> What to work on:
Track down every line below that holds "this" and copy it.

***** Given data

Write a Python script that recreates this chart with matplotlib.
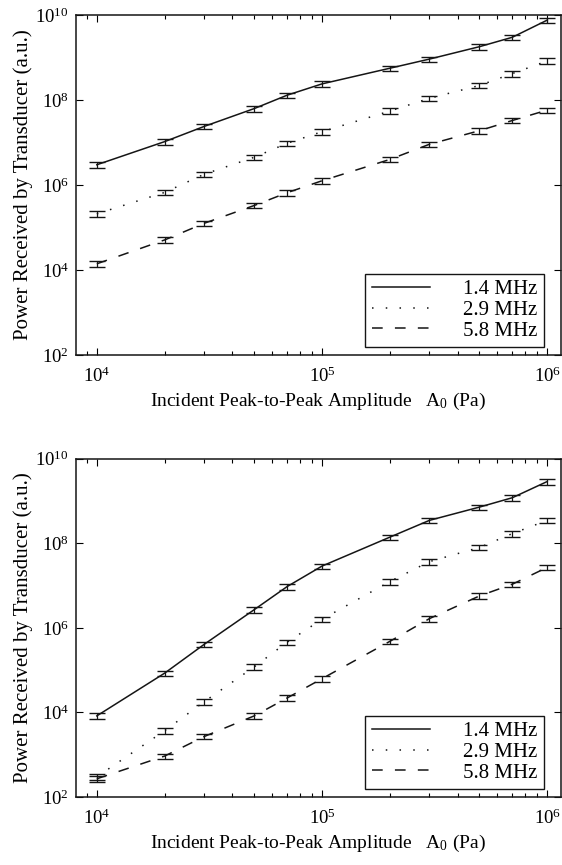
import numpy as np
import matplotlib
matplotlib.use("Agg")
import matplotlib.pyplot as plt
from matplotlib.ticker import LogLocator, NullFormatter, FixedLocator

plt.rcParams["font.family"] = ["Liberation Serif", "DejaVu Serif"]
plt.rcParams["mathtext.fontset"] = "custom"
plt.rcParams["mathtext.rm"] = "Liberation Serif"
plt.rcParams["mathtext.it"] = "Liberation Serif:italic"

# incident amplitude (Pa)
amplitude = [1e4, 2e4, 3e4, 5e4, 7e4, 1e5, 2e5, 3e5, 5e5, 7e5, 1e6]
freq_labels = ["1.4 MHz", "2.9 MHz", "5.8 MHz"]

# received power, upper panel
upper_14 = [3.0e6, 1.05e7, 2.4e7, 6.3e7, 1.3e8, 2.4e8, 5.6e8, 9.2e8, 1.8e9, 3.0e9, 7.6e9]
upper_29 = [2.1e5, 6.7e5, 1.8e6, 4.5e6, 9.6e6, 1.8e7, 5.5e7, 1.1e8, 2.2e8, 4.2e8, 8.3e8]
upper_58 = [1.4e4, 5.1e4, 1.26e5, 3.3e5, 6.6e5, 1.26e6, 4.0e6, 9.1e6, 1.9e7, 3.3e7, 5.8e7]

# received power, lower panel
lower_14 = [8.3e3, 8.5e4, 4.1e5, 2.7e6, 9.5e6, 2.9e7, 1.4e8, 3.5e8, 7.2e8, 1.2e9, 2.9e9]
lower_29 = [3.0e2, 3.7e3, 1.8e4, 1.2e5, 4.6e5, 1.6e6, 1.25e7, 3.7e7, 8.0e7, 1.7e8, 3.5e8]
lower_58 = [2.7e2, 9.3e2, 2.7e3, 8.3e3, 2.2e4, 6.3e4, 4.8e5, 1.66e6, 5.7e6, 1.08e7, 2.7e7]

rel_err = 0.15

styles = ["-", (0, (1.0, 8.0)), (0, (7.0, 8.0))]
ink = "#151515"


def draw_panel(ax, series):
    x = np.array(amplitude)
    for y, ls, lab in zip(series, styles, freq_labels):
        y = np.array(y)
        ax.errorbar(x, y, yerr=rel_err * y, fmt="none", ecolor=ink,
                    capsize=6, elinewidth=0.9, capthick=1.0)
        ax.plot(x, y, color=ink, lw=1.1, linestyle=ls, label=lab)

    ax.set_xscale("log")
    ax.set_yscale("log")
    ax.set_xlim(8070, 1.15e6)
    ax.set_ylim(1e2, 1e10)
    ax.yaxis.set_major_locator(FixedLocator([1e2, 1e4, 1e6, 1e8, 1e10]))
    ax.yaxis.set_minor_locator(FixedLocator([]))
    ax.xaxis.set_major_locator(LogLocator(base=10))
    ax.xaxis.set_minor_locator(LogLocator(base=10, subs=np.arange(2, 10)))
    ax.xaxis.set_minor_formatter(NullFormatter())
    ax.tick_params(which="both", direction="in", top=True, right=True,
                   labelsize=13.5, width=0.8)
    ax.tick_params(axis="x", which="major", length=5, pad=8)
    ax.tick_params(axis="x", which="minor", length=3)
    ax.tick_params(axis="y", which="major", length=5, pad=5)
    for sp in ax.spines.values():
        sp.set_linewidth(1.1)
        sp.set_color(ink)

    ax.set_xlabel(r"Incident Peak-to-Peak Amplitude   A$_{\mathit{0}}$ (Pa)",
                  fontsize=14, labelpad=4)
    ax.set_ylabel("Power Received by Transducer (a.u.)", fontsize=15, labelpad=2)

    leg = ax.legend(loc="lower right", bbox_to_anchor=(0.965, 0.024),
                    borderaxespad=0, fontsize=15, handlelength=2.8,
                    handletextpad=1.6, labelspacing=0.05, borderpad=0.3,
                    fancybox=False, framealpha=1, edgecolor=ink,
                    markerfirst=True)
    leg.get_frame().set_linewidth(1.0)


fig = plt.figure(figsize=(5.62, 8.65), dpi=100)
ax_top = fig.add_axes([0.135, 0.5896, 0.863, 0.393])
ax_bot = fig.add_axes([0.135, 0.0786, 0.863, 0.391])

draw_panel(ax_top, [upper_14, upper_29, upper_58])
draw_panel(ax_bot, [lower_14, lower_29, lower_58])

fig.savefig("out.png", dpi=100)
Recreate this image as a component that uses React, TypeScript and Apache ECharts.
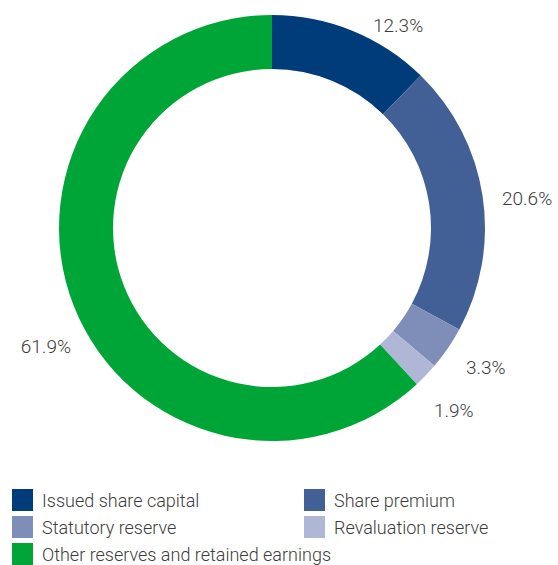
import React, { useEffect, useRef } from "react";
import * as echarts from "echarts";

const categories = [
  "Issued share capital",
  "Share premium",
  "Statutory reserve",
  "Revaluation reserve",
  "Other reserves and retained earnings",
];
const shares = [12.3, 20.6, 3.3, 1.9, 61.9];
const colors = ["#003b7a", "#426096", "#7f8db9", "#b0b7d6", "#00a538"];

// label anchor positions (styling only)
const labelAnchors: [number, number, string][] = [
  [373, 25.5, "left"],
  [502, 198, "left"],
  [466, 367, "left"],
  [434, 410.5, "left"],
  [71, 346.5, "right"],
];

const legendLeft = ["Issued share capital", "Statutory reserve", "Other reserves and retained earnings"];
const legendRight = ["Share premium", "Revaluation reserve"];

const FONT = "Roboto";

export default function App() {
  const ref = useRef<HTMLDivElement>(null);
  useEffect(() => {
    document.body.style.margin = "0";
    const chart = echarts.init(ref.current!, undefined, { renderer: "svg" });
    const legendCommon = {
      orient: "vertical" as const,
      top: 489,
      height: 80,
      padding: 0,
      itemWidth: 21,
      itemHeight: 22,
      itemGap: 5,
      icon: "rect",
      selectedMode: false,
      textStyle: {
        fontFamily: FONT,
        fontWeight: 300,
        fontSize: 18,
        color: "#3c3c3c",
        padding: [0, 0, 0, 4],
      },
    };
    chart.setOption({
      animation: false,
      color: colors,
      legend: [
        { ...legendCommon, left: 12, data: legendLeft },
        { ...legendCommon, left: 304, data: legendRight },
      ],
      series: [
        {
          type: "pie",
          center: [272, 228],
          radius: [159, 213],
          startAngle: 90,
          clockwise: true,
          avoidLabelOverlap: false,
          label: {
            show: true,
            position: "outside",
            formatter: (p: any) => p.value.toFixed(1) + "%",
            fontFamily: FONT,
            fontWeight: 300,
            fontSize: 19,
            color: "#3c3c3c",
          },
          labelLine: { show: false },
          labelLayout: (params: any) => {
            const a = labelAnchors[params.dataIndex];
            return { x: a[0], y: a[1], align: a[2], verticalAlign: "middle" };
          },
          emphasis: { disabled: true },
          data: categories.map((name, i) => ({ name, value: shares[i] })),
        },
      ],
    });
    return () => chart.dispose();
  }, []);
  return <div ref={ref} style={{ width: 558, height: 565 }} />;
}
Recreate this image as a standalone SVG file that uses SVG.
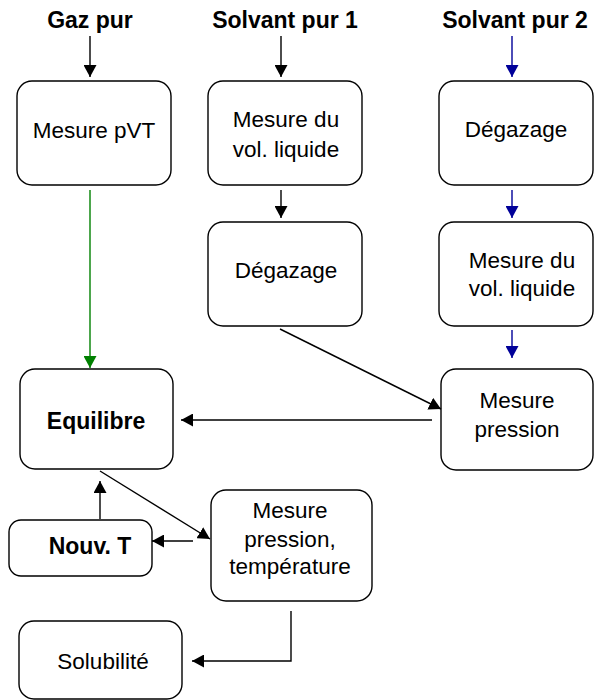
<svg xmlns="http://www.w3.org/2000/svg" width="594" height="700" viewBox="0 0 594 700">
<style>
  .box { fill: #ffffff; stroke: #000000; stroke-width: 1.4; }
  .t { font-family: "Liberation Sans", Arial, sans-serif; font-size: 22.5px; fill: #000000; text-anchor: middle; }
  .b { font-family: "Liberation Sans", Arial, sans-serif; font-size: 23px; font-weight: bold; fill: #000000; text-anchor: middle; }
  .k { fill: none; stroke: #000000; stroke-width: 1.4; marker-end: url(#ak); }
  .g { fill: none; stroke: #008000; stroke-width: 1.4; marker-end: url(#ag); }
  .u { fill: none; stroke: #000099; stroke-width: 1.4; marker-end: url(#au); }
</style>
<defs>
  <marker id="ak" markerUnits="userSpaceOnUse" markerWidth="13" markerHeight="13" refX="12" refY="6.5" orient="auto" viewBox="0 0 13 13">
    <path d="M0,0 L12,6.5 L0,13 z" fill="#000000"/>
  </marker>
  <marker id="ag" markerUnits="userSpaceOnUse" markerWidth="13" markerHeight="13" refX="12" refY="6.5" orient="auto" viewBox="0 0 13 13">
    <path d="M0,0 L12,6.5 L0,13 z" fill="#008000"/>
  </marker>
  <marker id="au" markerUnits="userSpaceOnUse" markerWidth="13" markerHeight="13" refX="12" refY="6.5" orient="auto" viewBox="0 0 13 13">
    <path d="M0,0 L12,6.5 L0,13 z" fill="#000099"/>
  </marker>
</defs>
<rect width="594" height="700" fill="#ffffff"/>

<g id="title-gaz"><text class="b" x="90" y="28">Gaz pur</text></g>
<g id="title-solvant1"><text class="b" x="285" y="28">Solvant pur 1</text></g>
<g id="title-solvant2"><text class="b" x="515" y="28">Solvant pur 2</text></g>

<g id="n-pvt">
  <rect class="box" x="17" y="81" width="154" height="104" rx="15"/>
  <text class="t" x="94" y="138">Mesure pVT</text>
</g>
<g id="n-vol1">
  <rect class="box" x="208" y="81" width="154" height="104" rx="15"/>
  <text class="t" x="286" y="127">Mesure du</text>
  <text class="t" x="286" y="157">vol. liquide</text>
</g>
<g id="n-deg1">
  <rect class="box" x="208" y="222" width="154" height="104" rx="15"/>
  <text class="t" x="286" y="278">Dégazage</text>
</g>
<g id="n-deg2">
  <rect class="box" x="439" y="81" width="154" height="104" rx="15"/>
  <text class="t" x="516" y="137">Dégazage</text>
</g>
<g id="n-vol2">
  <rect class="box" x="439" y="222" width="154" height="104" rx="15"/>
  <text class="t" x="522" y="268">Mesure du</text>
  <text class="t" x="522" y="296">vol. liquide</text>
</g>
<g id="n-pression">
  <rect class="box" x="441" y="369" width="152" height="101" rx="15"/>
  <text class="t" x="517" y="408">Mesure</text>
  <text class="t" x="517" y="437">pression</text>
</g>
<g id="n-equilibre">
  <rect class="box" x="20" y="369" width="153" height="100" rx="15"/>
  <text class="b" x="96" y="429">Equilibre</text>
</g>
<g id="n-nouvt">
  <rect class="box" x="9" y="520" width="143" height="56" rx="12"/>
  <text class="b" x="90" y="554">Nouv. T</text>
</g>
<g id="n-mpt">
  <rect class="box" x="211" y="490" width="161" height="111" rx="15"/>
  <text class="t" x="290" y="518">Mesure</text>
  <text class="t" x="290" y="547">pression,</text>
  <text class="t" x="290" y="574">température</text>
</g>
<g id="n-solubilite">
  <rect class="box" x="19" y="621" width="163" height="78" rx="15"/>
  <text class="t" x="103" y="669">Solubilité</text>
</g>

<g id="connectors">
  <line class="k" x1="90" y1="36" x2="90" y2="77"/>
  <line class="k" x1="281" y1="36" x2="281" y2="77"/>
  <line class="u" x1="512" y1="36" x2="512" y2="77"/>
  <line class="k" x1="281" y1="190" x2="281" y2="218"/>
  <line class="u" x1="512" y1="190" x2="512" y2="218"/>
  <line class="u" x1="512" y1="330" x2="512" y2="358"/>
  <line class="g" x1="90" y1="190" x2="90" y2="368"/>
  <line class="k" x1="280" y1="329" x2="441" y2="409"/>
  <line class="k" x1="432" y1="420" x2="181" y2="420"/>
  <line class="k" x1="100" y1="471" x2="210" y2="539"/>
  <line class="k" x1="100" y1="519" x2="100" y2="481"/>
  <line class="k" x1="193" y1="541" x2="152" y2="541"/>
  <polyline class="k" points="291,611 291,661 192,661"/>
</g>
</svg>
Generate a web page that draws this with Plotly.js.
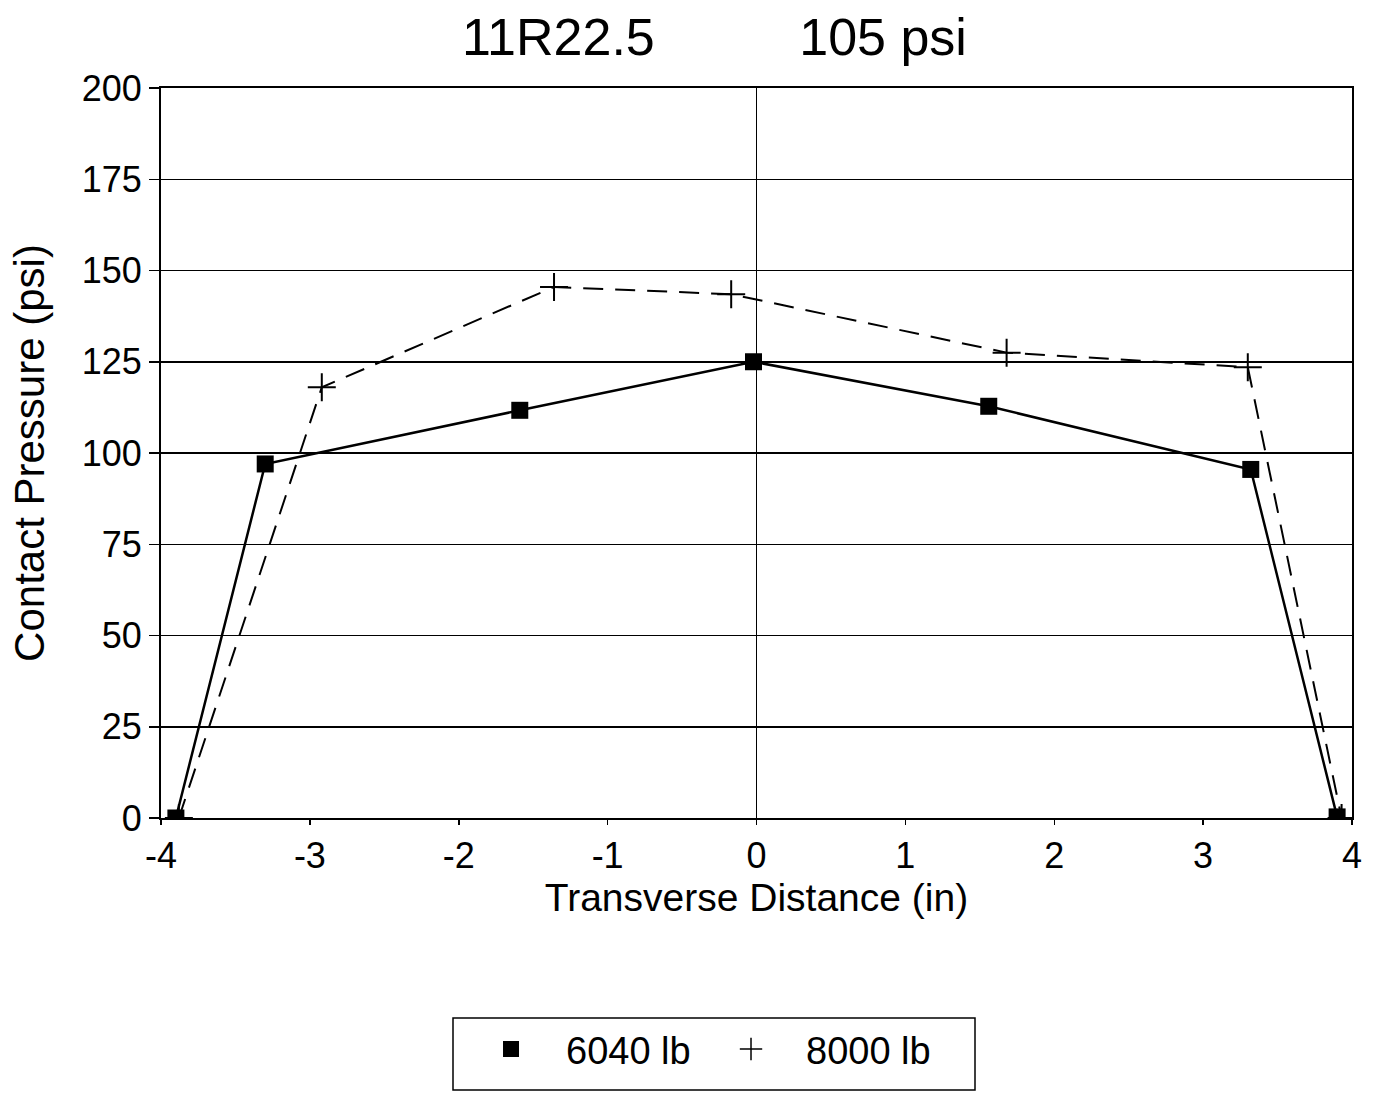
<!DOCTYPE html>
<html>
<head>
<meta charset="utf-8">
<script src="https://cdn.plot.ly/plotly-3.0.1.min.js"></script>
<style>html,body{margin:0;padding:0;background:#fff;}#chart{width:1382px;height:1093px;}</style>
</head>
<body>
<div id="chart"></div>
<script>
const seriesNames = ["6040 lb", "8000 lb"];
const x6040 = [-3.90, -3.30, -1.59, -0.02, 1.56, 3.32, 3.90];
const y6040 = [0, 97, 111.7, 125, 112.8, 95.5, 0.3];
const x8000 = [-3.88, -2.92, -1.36, -0.17, 1.68, 3.30, 3.93];
const y8000 = [0, 118, 145.5, 143.5, 127.5, 123.5, 0];
const xTicks = [-4, -3, -2, -1, 0, 1, 2, 3, 4];
const yTicks = [0, 25, 50, 75, 100, 125, 150, 175, 200];
const chartTitle = "11R22.5\u00A0\u00A0\u00A0\u00A0\u00A0\u00A0\u00A0\u00A0\u00A0\u00A0105 psi";
const xTitle = "Transverse Distance (in)";
const yTitle = "Contact Pressure (psi)";

const FONT = "Liberation Sans, Arial, sans-serif";

const traces = [
  {
    x: x8000, y: y8000, type: "scatter", mode: "lines+markers", name: seriesNames[1],
    showlegend: false,
    line: {color: "#000", width: 2, dash: "20px,12px"},
    marker: {symbol: "cross-thin-open", size: 20, color: "#000", line: {color: "#000", width: 2}}
  },
  {
    x: x6040, y: y6040, type: "scatter", mode: "lines+markers", name: seriesNames[0],
    showlegend: false,
    line: {color: "#000", width: 2.5},
    marker: {symbol: "square", size: 17, color: "#000"}
  },
  {
    x: [null], y: [null], type: "scatter", mode: "markers", name: seriesNames[0],
    marker: {symbol: "square", size: 17, color: "#000"}
  },
  {
    x: [null], y: [null], type: "scatter", mode: "markers", name: seriesNames[1],
    marker: {symbol: "cross-thin-open", size: 16, color: "#000", line: {color: "#000", width: 1.5}}
  }
];

const layout = {
  width: 1382, height: 1093,
  paper_bgcolor: "#fff", plot_bgcolor: "#fff",
  margin: {l: 161, r: 30, t: 88, b: 275, autoexpand: false},
  font: {family: FONT, color: "#000"},
  title: {
    text: chartTitle, font: {family: FONT, size: 52, color: "#000"},
    xref: "container", x: 0.517, xanchor: "center",
    yref: "container", y: 0.966, yanchor: "middle"
  },
  xaxis: {
    range: [-4, 4], tickvals: xTicks, ticktext: xTicks.map(String),
    automargin: false,
    showgrid: false, zeroline: true, zerolinecolor: "#000", zerolinewidth: 1.5,
    showline: true, linecolor: "#000", linewidth: 2, mirror: true,
    ticks: "outside", ticklen: 5, tickwidth: 1.5, tickcolor: "#000",
    tickfont: {family: FONT, size: 36, color: "#000"},
    title: {text: xTitle, font: {family: FONT, size: 39, color: "#000"}, standoff: 4}
  },
  yaxis: {
    range: [0, 200], tickvals: yTicks, ticktext: yTicks.map(String),
    automargin: false,
    showgrid: true, gridcolor: "#000", gridwidth: 1.5, zeroline: false,
    showline: true, linecolor: "#000", linewidth: 2, mirror: true,
    ticks: "outside", ticklen: 10, tickwidth: 1.5, tickcolor: "#000",
    tickfont: {family: FONT, size: 36, color: "#000"},
    title: {text: yTitle, font: {family: FONT, size: 42, color: "#000"}, standoff: 24}
  },
  showlegend: true,
  legend: {
    orientation: "h", x: 0.2477, xanchor: "left", y: -0.2736, yanchor: "top",
    font: {family: FONT, size: 38, color: "#000"},
    bgcolor: "rgba(0,0,0,0)", borderwidth: 0, itemwidth: 100, entrywidth: 125
  },
  shapes: [
    {type: "rect", xref: "paper", yref: "paper",
     x0: (453 - 161) / 1191, x1: (975 - 161) / 1191,
     y0: (818 - 1090) / 730, y1: (818 - 1018) / 730,
     line: {color: "#000", width: 1.5}, fillcolor: "rgba(0,0,0,0)"}
  ]
};

Plotly.newPlot("chart", traces, layout, {displayModeBar: false, staticPlot: true});
</script>
</body>
</html>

**********

> Solution to the problem:
Write a Python script that recreates this chart with matplotlib.
Recreate this image as a component that uses React, TypeScript and Apache ECharts.
Recreate this image as a standalone SVG file that uses SVG.
Generate a web page that draws this with Plotly.js.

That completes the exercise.